Esta mañana estaba estudiando con un joven amigo; él se preparaba un examen
de filosofía para septiembre y yo estaba dándole un empujón a mi tesis.
Solemos hacerlo todos los días durante estas vacaciones, pero hoy lo he
disfrutado de una manera especial: él iba leyendo, subrayando, me consultaba lo
que no entendía y yo se lo explicaba. Ha sido extraordinario ver como cada tema
que iba comprendiendo y asimilando, a su vez le iba despertando en su interior nuevas
preguntas; se le iban abriendo nuevos horizontes en su mente…
Y lo mismo me iba ocurriendo a mí conforme me sumergía en mis escritos y en
los libros que he ido recopilando.
Al terminar, mi compañero de trabajo me comentaba que a él también le había
gustado mucho la mañana y yo me quedaba con la satisfacción de pensar que ese
amigo, probablemente, estaba descubriendo lo que de verdad es el estudio al
estilo dominicano.
Ese estudio que cuesta, que es una forma de ascetismo, con el que siempre
da pereza arrancar; pero que –orientado a Dios- enseguida te atrapa y te
transforma.

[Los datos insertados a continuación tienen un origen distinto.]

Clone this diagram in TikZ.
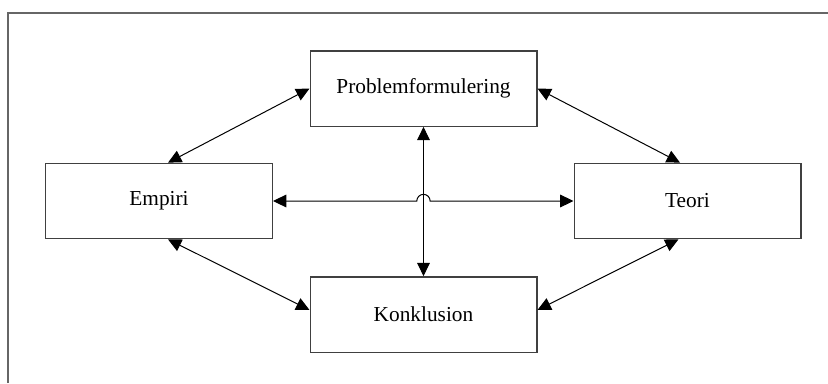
\documentclass[tikz,border=0pt]{standalone}
\usepackage{fontspec}
\setmainfont{Liberation Serif}
\usetikzlibrary{arrows.meta}
\begin{document}
\begin{tikzpicture}[x=0.75pt,y=-0.75pt,
  box/.style={draw=black!75, line width=1pt, minimum width=170pt, minimum height=56.5pt, inner sep=0pt, font=\fontsize{16}{19}\selectfont},
  arr/.style={draw=black, line width=0.75pt, {Triangle[length=10pt,width=9.5pt]}-{Triangle[length=10pt,width=9.5pt]}},
  frame/.style={draw=black!60, line width=1.5pt}]
\useasboundingbox (0,0) rectangle (828,383);
\coordinate (fb) at (8,383);
\coordinate (fc) at (8,13);
\coordinate (fr) at (828,13);
\draw[frame] (fb) -- (fc) -- (fr);
\node[box] (P) at (423.5,88.5) {Problemformulering};
\node[box] (E) at (159,201) {Empiri};
\node[box] (T) at (687.5,201) {Teori};
\node[box] (K) at (423.5,314.5) {Konklusion};
\draw[arr] ([xshift=6.75pt]E.north) -- (P.west);
\draw[arr] (P.east) -- ([xshift=-5.6pt]T.north);
\draw[arr] ([xshift=6.75pt]E.south) -- ([yshift=3.4pt]K.west);
\draw[arr] ([xshift=-6.75pt]T.south) -- ([yshift=3.4pt]K.east);
\draw[arr] (P.south) -- (K.north);
\coordinate (hopL) at (416.8,201);
\draw[arr] (E.east) -- (hopL) arc[start angle=180, end angle=0, radius=5pt] -- (T.west);
\end{tikzpicture}
\end{document}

No consiste en saber mucho ni en ser una rata de biblioteca sino en
llenarte de curiosidad, en descubrirse en la necesidad de aprender, en plantearte
cuestiones y buscar respuestas.
Por la tarde, una madre traía a su hijita a ver la Iglesia y yo las he
acompañado. Cuando veía a esa niña con los ojos tan abiertos, mirándolo todo; sorprendiéndose;
preguntando todo el rato… comprendía que el verdadero estudio también nos ayuda
precisamente a eso… a ser como esos niños del evangelio que buscan a Jesús;
esos pequeños con los que a Él le gusta estar.